***** SUPPLIED MATERIAL
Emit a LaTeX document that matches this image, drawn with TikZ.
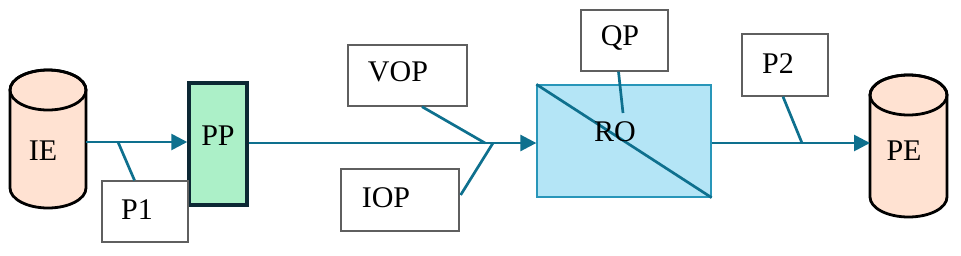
\documentclass[tikz,border=0pt]{standalone}
\usepackage{fontspec}
\setmainfont{Liberation Serif}
\usetikzlibrary{arrows.meta,calc}
\definecolor{lineblue}{RGB}{14,112,142}
\definecolor{rofill}{RGB}{180,229,246}
\definecolor{roborder}{RGB}{40,150,185}
\definecolor{ppfill}{RGB}{172,240,200}
\definecolor{ppborder}{RGB}{12,40,52}
\definecolor{cylfill}{RGB}{255,226,210}
\definecolor{boxborder}{RGB}{95,95,95}
\tikzset{
  lbl/.style={font=\fontsize{30}{32}\selectfont, inner sep=0pt},
  parbox/.style={draw=boxborder, line width=1.3pt, fill=white, inner sep=0pt},
  conn/.style={draw=lineblue, line width=2.7pt},
  arr/.style={conn, -{Triangle[length=16pt,width=16pt]}},
  cyl/.style={draw=black, line width=2.8pt, fill=cylfill},
}
\begin{document}
\begin{tikzpicture}[x=1pt,y=-1pt]
\useasboundingbox (0,0) rectangle (961,255);
% cylinders
\path[cyl] (10,90) -- (10,188) arc[start angle=180,end angle=0,x radius=38,y radius=20] -- (86,90) arc[start angle=0,end angle=-180,x radius=38,y radius=20] -- cycle;
\draw[line width=2.8pt] (48,90) ellipse[x radius=38,y radius=20];
\node[lbl] (ie) at (43,151) {IE};
\path[cyl] (870,95) -- (870,197) arc[start angle=180,end angle=0,x radius=38.5,y radius=20] -- (947,95) arc[start angle=0,end angle=-180,x radius=38.5,y radius=20] -- cycle;
\draw[line width=2.8pt] (908.5,95) ellipse[x radius=38.5,y radius=20];
\node[lbl] (pe) at (904,151) {PE};
\coordinate (ieR) at (86,142);
\coordinate (peL) at (870,143);
% PP
\node[draw=ppborder, fill=ppfill, line width=3.5pt, minimum width=58pt, minimum height=122pt, inner sep=0pt] (pp) at (218,144) {};
\node[lbl] (pptxt) at (218,136) {PP};
% RO
\node[draw=roborder, fill=rofill, line width=1.3pt, minimum width=174pt, minimum height=112pt, inner sep=0pt] (ro) at (624,141) {};
\draw[conn] (ro.north west) -- (ro.south east);
\node[lbl] (rotxt) at (615,132) {RO};
% parameter boxes
\node[parbox, minimum width=86pt, minimum height=61pt] (p1) at (145,211.5) {};
\node[lbl] at (137,210) {P1};
\node[parbox, minimum width=119pt, minimum height=61pt] (vop) at (407.5,75.5) {};
\node[lbl] at (398,72) {VOP};
\node[parbox, minimum width=118pt, minimum height=62pt] (iop) at (400,200) {};
\node[lbl] at (386,198) {IOP};
\node[parbox, minimum width=87pt, minimum height=61pt] (qp) at (624.5,40.5) {};
\node[lbl] at (620,38) {QP};
\node[parbox, minimum width=86pt, minimum height=62pt] (p2) at (785,65) {};
\node[lbl] at (778,64) {P2};
% junctions
\coordinate (j1) at (118,142);
\coordinate (jv) at (485,143);
\coordinate (ji) at (493,143);
\coordinate (jq) at (623,113);
\coordinate (j2) at (802,143);
% main flow
\draw[arr] (ieR) -- (ieR -| pp.west);
\draw[arr] (pp.east |- jv) -- (jv -| ro.west);
\draw[arr] (ro.east |- j2) -- (peL);
% parameter connectors
\draw[conn] ($(p1.north west)!0.38!(p1.north east)$) -- (j1);
\draw[conn] ($(vop.south west)!0.62!(vop.south east)$) -- (jv);
\draw[conn] ($(iop.east)+(1,-5)$) -- (ji);
\draw[conn] ($(qp.south)+(-6,0)$) -- (jq);
\draw[conn] ($(p2.south)+(-2,0)$) -- (j2);
\end{tikzpicture}
\end{document}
**********
- [THE REQUEST]: Write out the listing word for word, omitting the pictures it holds.

- [PROBLEM SOLUTION]:
Emit a LaTeX document that matches this image, drawn with TikZ.
\documentclass[tikz,border=0pt]{standalone}
\usepackage{fontspec}
\setmainfont{Liberation Serif}
\usetikzlibrary{arrows.meta,calc}
\definecolor{lineblue}{RGB}{14,112,142}
\definecolor{rofill}{RGB}{180,229,246}
\definecolor{roborder}{RGB}{40,150,185}
\definecolor{ppfill}{RGB}{172,240,200}
\definecolor{ppborder}{RGB}{12,40,52}
\definecolor{cylfill}{RGB}{255,226,210}
\definecolor{boxborder}{RGB}{95,95,95}
\tikzset{
  lbl/.style={font=\fontsize{30}{32}\selectfont, inner sep=0pt},
  parbox/.style={draw=boxborder, line width=1.3pt, fill=white, inner sep=0pt},
  conn/.style={draw=lineblue, line width=2.7pt},
  arr/.style={conn, -{Triangle[length=16pt,width=16pt]}},
  cyl/.style={draw=black, line width=2.8pt, fill=cylfill},
}
\begin{document}
\begin{tikzpicture}[x=1pt,y=-1pt]
\useasboundingbox (0,0) rectangle (961,255);
% cylinders
\path[cyl] (10,90) -- (10,188) arc[start angle=180,end angle=0,x radius=38,y radius=20] -- (86,90) arc[start angle=0,end angle=-180,x radius=38,y radius=20] -- cycle;
\draw[line width=2.8pt] (48,90) ellipse[x radius=38,y radius=20];
\node[lbl] (ie) at (43,151) {IE};
\path[cyl] (870,95) -- (870,197) arc[start angle=180,end angle=0,x radius=38.5,y radius=20] -- (947,95) arc[start angle=0,end angle=-180,x radius=38.5,y radius=20] -- cycle;
\draw[line width=2.8pt] (908.5,95) ellipse[x radius=38.5,y radius=20];
\node[lbl] (pe) at (904,151) {PE};
\coordinate (ieR) at (86,142);
\coordinate (peL) at (870,143);
% PP
\node[draw=ppborder, fill=ppfill, line width=3.5pt, minimum width=58pt, minimum height=122pt, inner sep=0pt] (pp) at (218,144) {};
\node[lbl] (pptxt) at (218,136) {PP};
% RO
\node[draw=roborder, fill=rofill, line width=1.3pt, minimum width=174pt, minimum height=112pt, inner sep=0pt] (ro) at (624,141) {};
\draw[conn] (ro.north west) -- (ro.south east);
\node[lbl] (rotxt) at (615,132) {RO};
% parameter boxes
\node[parbox, minimum width=86pt, minimum height=61pt] (p1) at (145,211.5) {};
\node[lbl] at (137,210) {P1};
\node[parbox, minimum width=119pt, minimum height=61pt] (vop) at (407.5,75.5) {};
\node[lbl] at (398,72) {VOP};
\node[parbox, minimum width=118pt, minimum height=62pt] (iop) at (400,200) {};
\node[lbl] at (386,198) {IOP};
\node[parbox, minimum width=87pt, minimum height=61pt] (qp) at (624.5,40.5) {};
\node[lbl] at (620,38) {QP};
\node[parbox, minimum width=86pt, minimum height=62pt] (p2) at (785,65) {};
\node[lbl] at (778,64) {P2};
% junctions
\coordinate (j1) at (118,142);
\coordinate (jv) at (485,143);
\coordinate (ji) at (493,143);
\coordinate (jq) at (623,113);
\coordinate (j2) at (802,143);
% main flow
\draw[arr] (ieR) -- (ieR -| pp.west);
\draw[arr] (pp.east |- jv) -- (jv -| ro.west);
\draw[arr] (ro.east |- j2) -- (peL);
% parameter connectors
\draw[conn] ($(p1.north west)!0.38!(p1.north east)$) -- (j1);
\draw[conn] ($(vop.south west)!0.62!(vop.south east)$) -- (jv);
\draw[conn] ($(iop.east)+(1,-5)$) -- (ji);
\draw[conn] ($(qp.south)+(-6,0)$) -- (jq);
\draw[conn] ($(p2.south)+(-2,0)$) -- (j2);
\end{tikzpicture}
\end{document}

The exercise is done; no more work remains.